Building on Slipher's work, Edwin Hubble measured the galaxies' redshifts and then compared them with their relative distance, and he made a monumental discovery: the Universe is expanding.
Once you know that, you can infer that the Universe must have been smaller in the past, and subsequently, if you go far enough back in time, the entire Universe would have been converged into a single point. This point, which we now call the Big Bang, was the beginning of the Universe.
Using various models and estimates for the expansion rate, such as Hubble's constant, scientists estimated the age of the Universe. Today, that figure is 13.799 billion years (give or take 21 million).
So, nearly 9,000 years after the first civilisations began to form, we finally have a good grasp of the age of the Universe. Unfortunately, that expansion means we keep losing chunks of it.
Expanding horizons
In the closing decades of the 20th century, two teams of scientists set out to measure cosmic deceleration (how much the expansion of the Universe is slowing down).
For their work, they searched for Type 1a supernovae, measured their distances, and calculated the speed at which they are moving away from us. Remarkably, the teams discovered that, contrary to their assumptions, expansion is not slowing down.
Rather, the most distant galaxies appear to be flying away from us faster and faster as their distance from Earth increases.
This led to one irrefutable conclusion: the expansion of the Universe is accelerating.
Notably, it's not that the edges of the Universe are flying away from each other. Every portion of space is stretching. While light and matter has a maximum speed, the fabric of space-time itself doesn't. Volumes of the Universe can expand faster than light itself; the objects farthest from us are receding from us faster, as there is more space between us that's stretching.
New calculations, which take the accelerated expansion of the Universe into account, subsequently allowed us to determine that the observable Universe actually has a radius of at least 46 billion light-years.
The phrasing here is important, as the observable Universe is just a part of the total Universe. And this is where the unobservable Universe comes in.
Dark cosmos
The observable Universe is the spherical region that encompasses everything that can currently be detected from Earth. Everything that exists beyond the bounds of detection is said to be in the unobservable Universe - its light yet to arrive on Earth thanks to the vast distance it needs to cover.
Since light has a top speed, light from objects at a sufficient distance could theoretically still be on its way, yet to be seen.
Now, if the expansion of the Universe wasn't accelerating, given enough time, we'd eventually be able to see everything in the cosmos. But this isn't the case.
Because of accelerated expansion, regions of space that are sufficiently distant from Earth are moving away from us faster than the speed of light. This doesn't sound too alarming, until you stop and realise that light from these regions of the cosmos will never be able to reach us.
At the present juncture, if a photon left our planet and started to travel out into the cosmos, it would never be able to reach any area of space that's more than 15 billion light-years away, as space beyond this point is expanding faster than the speed of light.
Ultimately, this means that, even if we left today and were travelling at lightspeed, we'd only ever be able to reach a mere 3 percent of the total number of galaxies in our observable Universe. The other 97 percent are forever beyond our reach.

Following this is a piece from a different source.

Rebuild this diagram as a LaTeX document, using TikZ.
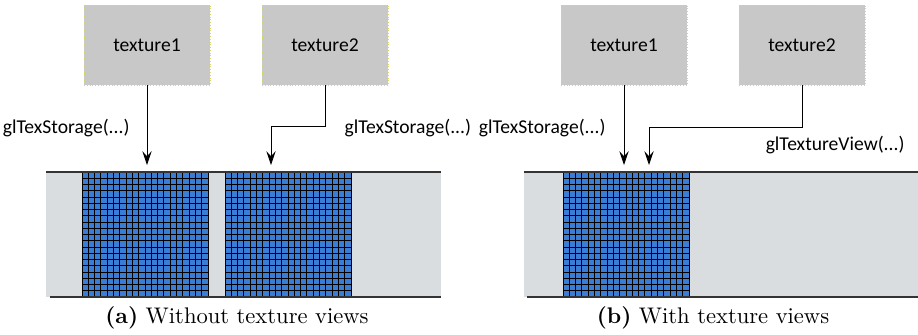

And because the expansion of the Universe is continuously accelerating, each year, more and more regions of space pass beyond our cosmic horizon and enter the unobservable Universe.
If that's not enough, this expansion has some rather bleak implications for the ultimate fate of the Universe. Assuming that expansion continues indefinitely, the horizon of the visible Universe will gradually shrink.
And over time, all the galaxies that aren't gravitationally bound to us - a small smattering about about 70 galaxies - will fade into the black abyss of the unobservable Universe. There's nothing we can do about it.